Ajay Gupta knew top secrets about Denel, state capture inquiry hears

Ajay Gupta. File photo

Ajay Gupta. File photo

Vytjie Mentor testified that she knew about the matter because she was a member of the parliamentary joint standing committee on intelligence.

Ajay Gupta was so privy to official government business that he knew information classified as top secret pertaining to Denel’s dealings with the Indian government. Denel is SA’s state-owned manufacturer of defence equipment.

This was among revelations made yesterday by former ANC member of parliament Vytjie Mentor during the second day of her testimony to the Commission of Inquiry into State Capture.

She was relating her conversation with Ajay at the family’s Saxonwold compound eight years ago, where an offer as minister of public enterprises was made.

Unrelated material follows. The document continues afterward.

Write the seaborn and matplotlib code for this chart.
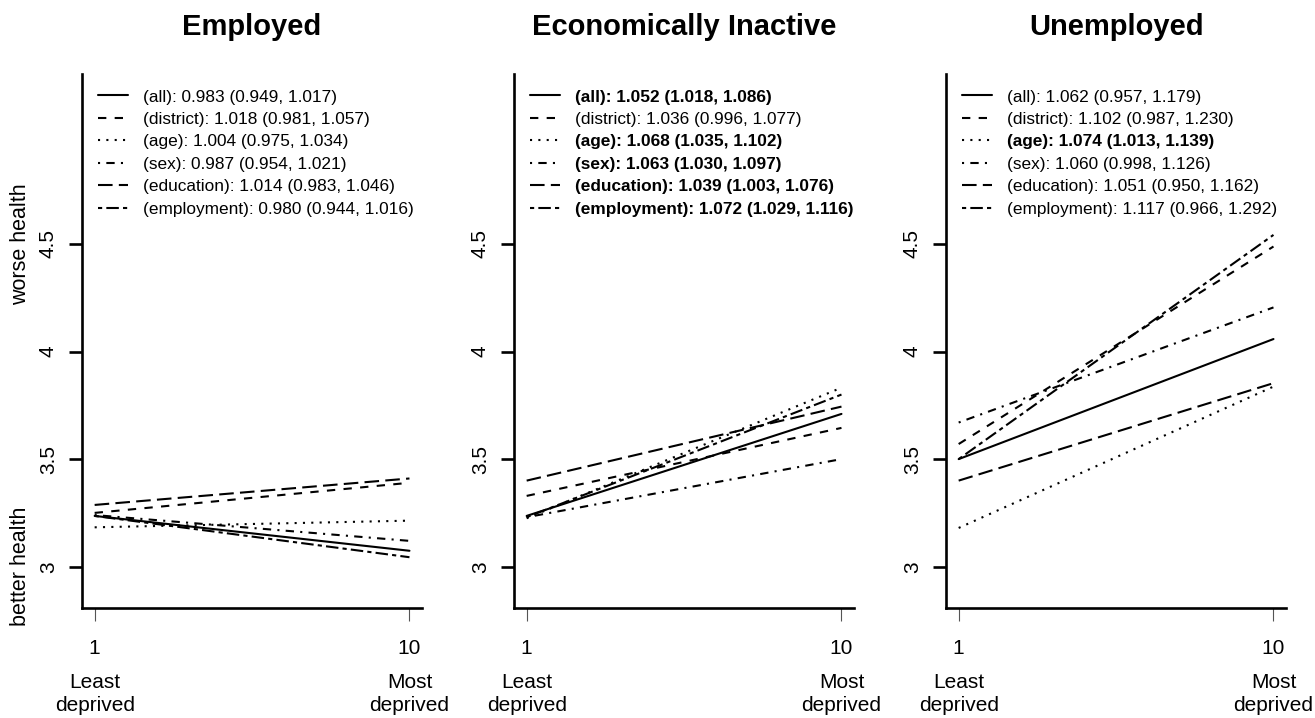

“Before Ajay made the offer, which I declined, he brought up a matter which was classified – the matter … pertaining to Denel and the government of India.

“This was a top secret issue which no private citizen should have known about. I knew about it because I was a member of the parliamentary joint standing committee on intelligence,” said Mentor. “I was surprised he knew about it but did not entertain it because it was top secret.”

Commission chairperson Deputy Chief Justice Raymond Zondo asked the inquiry’s legal team “how to deal with the top secret matter”, with evidence leader senior counsel Mahlape Sello suggesting a declassification of the document forming part of Mentor’s submission.

Relating a heated exchange at the Gupta home when she declined the Cabinet post, Mentor said she told Gupta he did not have the “authority to offer me or any other person a ministerial post”.

“I was irritated and told him that only the president and [ANC headquarters ] Luthuli House can determine who becomes a minister,” said Mentor.

It was during the heated exchange that former president Jacob Zuma emerged from the direction of the bathroom.

“He emerged when I got angry,” Mentor said. “I rose out of respect to greet him while Ajay remained seated – something which showed no respect.

“When I told the president what Ajay said about offering me a Cabinet post and about an imminent reshuffle, all he sought to do was to calm me down.

“I felt he was not paying attention with issues I raised, but had issue with my agitation, without asking Ajay anything.

“I realised he was not surprised or objecting to what Ajay Gupta had told me. He also did not ask Ajay anything.

“When I realised I was not winning, I told him it was time to leave.

“The atmosphere was inexplicable.

“All that the president could say to me as he walked me out of the Gupta home was zinakekele ntombazana (“look after yourself, young lady”).”